A maioria dos brasileiros está mais "conservadora" ou inclinada a apoiar a restrição de direitos individuais? Conservador ou antiliberal em relação a quê?

Datafolha de maio de 2022 que investigou opiniões sobre economia e comportamento registrava que 49% dos eleitores eram de esquerda, a maior taxa em nove anos; 34% eram de direita. Para 83%, o uso de drogas deveria ser proibido, 61% eram contra a pena de morte, 79% diziam que a "homossexualidade deve ser aceita por toda a sociedade". Para 63%, a posse de armas deve ser proibida.

Dos então eleitores de Jair Bolsonaro, 29% estavam à esquerda; entre os de Lula da Silva, 23% estavam à direita.

Os brasileiros são muito intervencionistas em certos temas de comportamento. Quanto a aborto e descriminalização de drogas, são mesmo aberrantes, na comparação com países similares. Mas o caleidoscópio de opiniões forma alguns grupos de pessoas com um "mix" de ideias que não cabe em definições ideológicas estritas.

Isto posto, a opinião sobre aborto e drogas se tornou um pouco mais dura. O aborto é autorizado pela lei em caso de estupro e risco de morte para a gestante; por decisão do STF, também no caso de anencefalia do feto.

Para 42%, a lei deve continuar como está, ante 34% em 2018. Agora há menos gente que quer a proibição do aborto em qualquer caso: 35%, ante 41% em 2018. Somados, os que não querem mudança ou querem repressão total são 77%; eram 75% em 2018.

Para 52%, a mulher que interrompe a gravidez, "independentemente da situação", deve ir para a cadeia. Em 2013, o "ano das ruas", e em 2016, os adeptos da cadeia para a mulher que aborta eram 64%. Em 2007, eram minoritários: 43%.

Por um lado, a grande variação na vontade de vigiar e punir indica possibilidade de debate e mudança. Por outro lado, o fato de haver 77% de avessos à mudança na lei ou adeptos da proibição total coloca o Brasil perto de países em que a oposição ao aborto é mais extrema.

Segundo pesquisa do Pew Research Center (EUA) de 2022, o apoio ao aborto em "todos os casos ou na maioria" deles em países da Europa Ocidental ia de 74% (Espanha) a 95% (Suécia). Na Austrália, 82%. Japão, 81%. Coreia do Sul, 68%. EUA, 62%. Índia, 59%. Argentina, 53%. México, 46%.

Na pesquisa Pew, o apoio ao aborto no Brasil era de 26%; a rejeição, de 70%, perto dos 77% do Datafolha. Era um número de rejeição mais próximo daqueles de Quênia (89%) e Nigéria (92%), onde a restrição de direitos humanos é feroz. Em relação a países culturalmente menos distantes, o Brasil parece uma aberração.

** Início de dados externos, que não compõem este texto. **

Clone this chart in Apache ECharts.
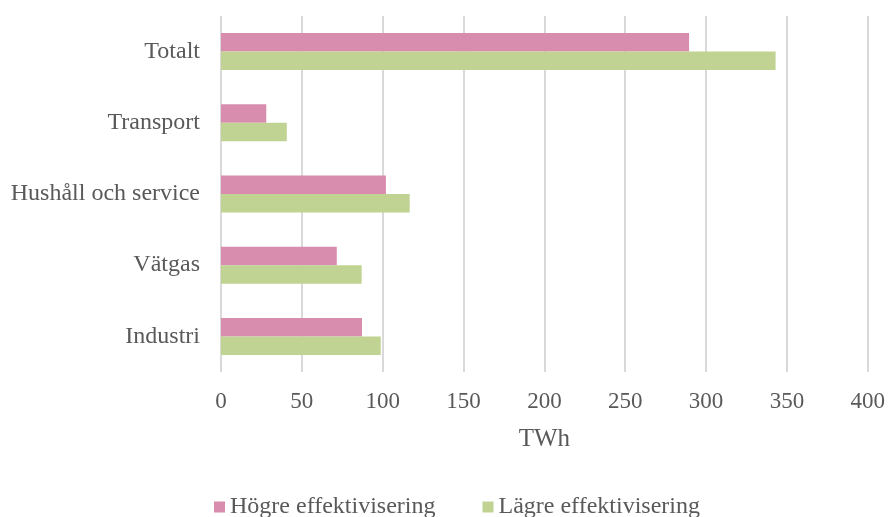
<!DOCTYPE html>
<html>
<head>
<meta charset="utf-8">
<script src="https://cdn.jsdelivr.net/npm/echarts@6/dist/echarts.min.js"></script>
<style>html,body{margin:0;padding:0;background:#fff;}#c{width:888px;height:517px;}</style>
</head>
<body>
<div id="c"></div>
<script>
const categories = ['Totalt', 'Transport', 'Hushåll och service', 'Vätgas', 'Industri'];
const hogre = [289.5, 28, 102, 71.6, 87.2];
const lagre = [343, 40.7, 116.7, 87, 98.8];
const seriesNames = ['Högre effektivisering', 'Lägre effektivisering'];
const axisName = 'TWh';

const font = 'Liberation Serif';
const txt = '#595959';
const chart = echarts.init(document.getElementById('c'));
chart.setOption({
  animation: false,
  textStyle: { fontFamily: font },
  grid: { left: 221, right: 19, top: 16, bottom: 145, containLabel: false },
  legend: {
    bottom: -7, left: 209,
    itemWidth: 11, itemHeight: 11, itemGap: 47,
    icon: 'rect',
    textStyle: { fontFamily: font, fontSize: 24, color: txt, padding: [0, 0, 0, 0] },
    data: seriesNames
  },
  xAxis: {
    type: 'value', min: 0, max: 400, interval: 50,
    name: axisName, nameLocation: 'middle', nameGap: 55,
    nameTextStyle: { fontFamily: font, fontSize: 25, color: txt },
    axisLine: { show: false },
    axisTick: { show: false },
    axisLabel: { fontFamily: font, fontSize: 23, color: txt, margin: 18 },
    splitLine: { lineStyle: { color: '#d9d9d9', width: 2 } }
  },
  yAxis: {
    type: 'category', data: categories, inverse: true,
    axisLine: { show: false },
    axisTick: { show: false },
    axisLabel: { fontFamily: font, fontSize: 24, color: txt, margin: 21 }
  },
  series: [
    { name: seriesNames[0], type: 'bar', data: hogre, barGap: '0%', barCategoryGap: '48%',
      itemStyle: { color: '#d88daf' } },
    { name: seriesNames[1], type: 'bar', data: lagre, barGap: '0%', barCategoryGap: '48%',
      itemStyle: { color: '#c0d392' } }
  ]
});
</script>
</body>
</html>
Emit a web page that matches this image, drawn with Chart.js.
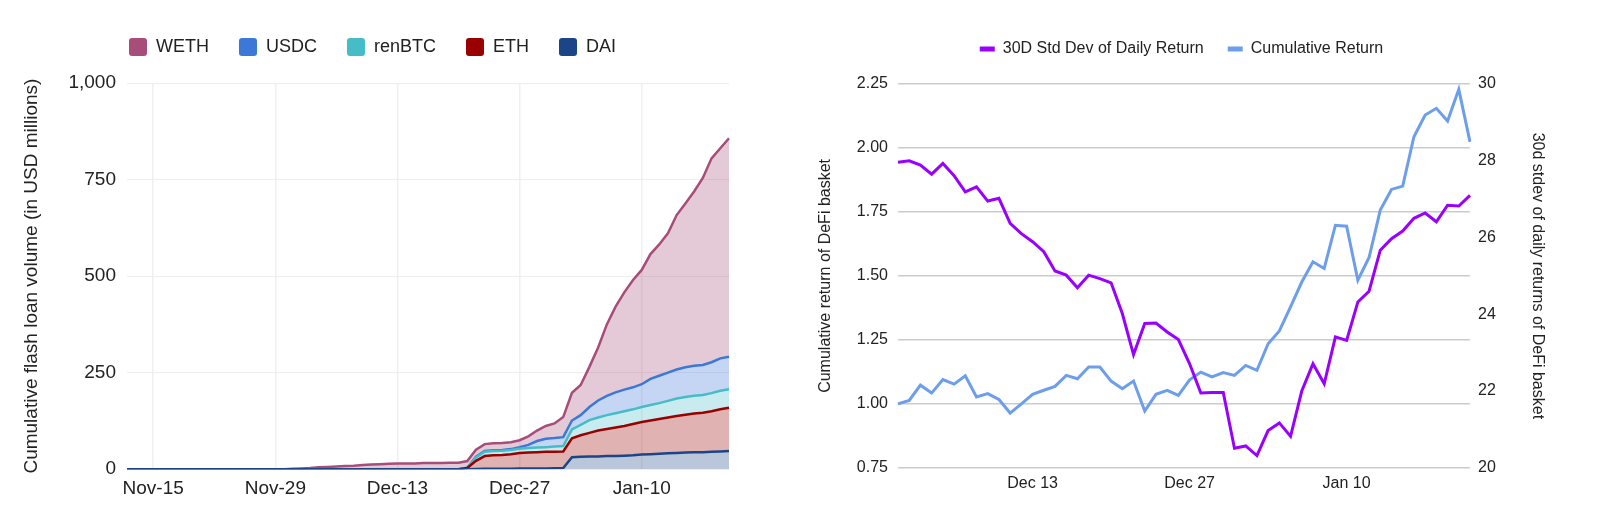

Ato pela descriminalização e legalização do aborto na América Latina e Caribe, na avenida Paulista, em 2023 - Bruno Santos/Folhapress

Povos que dão menos importância à religião são mais liberais em relação à interrupção da gravidez, indica a pesquisa Pew. Pessoas de esquerda aceitam mais o aborto do que as de direita. Nos EUA, há "polarização", grande diferença de aceitação do aborto entre esquerda e direita (62 pontos percentuais). Na Europa Ocidental, tal diferença fica entre 6 e 25 pontos. No Brasil, em apenas 17 pontos, pois esquerda e direita não diferem muito na oposição ao aborto.

No Datafolha deste março, 85% dos bolsonaristas querem que a lei do aborto continue como está ou mude para a proibição total; entre os petistas, não é tão diferente assim: 72%.

Para 55% dos evangélicos, a mulher que aborta em qualquer situação deve ir para a cadeia; para os católicos, 56%. Mais pobres e com poucos anos de escola são mais adeptos das proibições, mas as diferenças de classe são pequenas. No caso da posse de maconha, 76% dos bolsonaristas são contra a descriminalização; petistas, 59%; neutros, 67%. Na média nacional, 67%.

Em suma, há endurecimento ligeiro nas opiniões sobre aborto e drogas. Mais importante, a oposição a mudanças liberais continua enorme, mas classe, direitismo, esquerdismo ou conservadorismo não explicam grande coisa sobre o assunto. Quem é adepto de mais luz e tolerância deveria pensar em um debate em outros termos.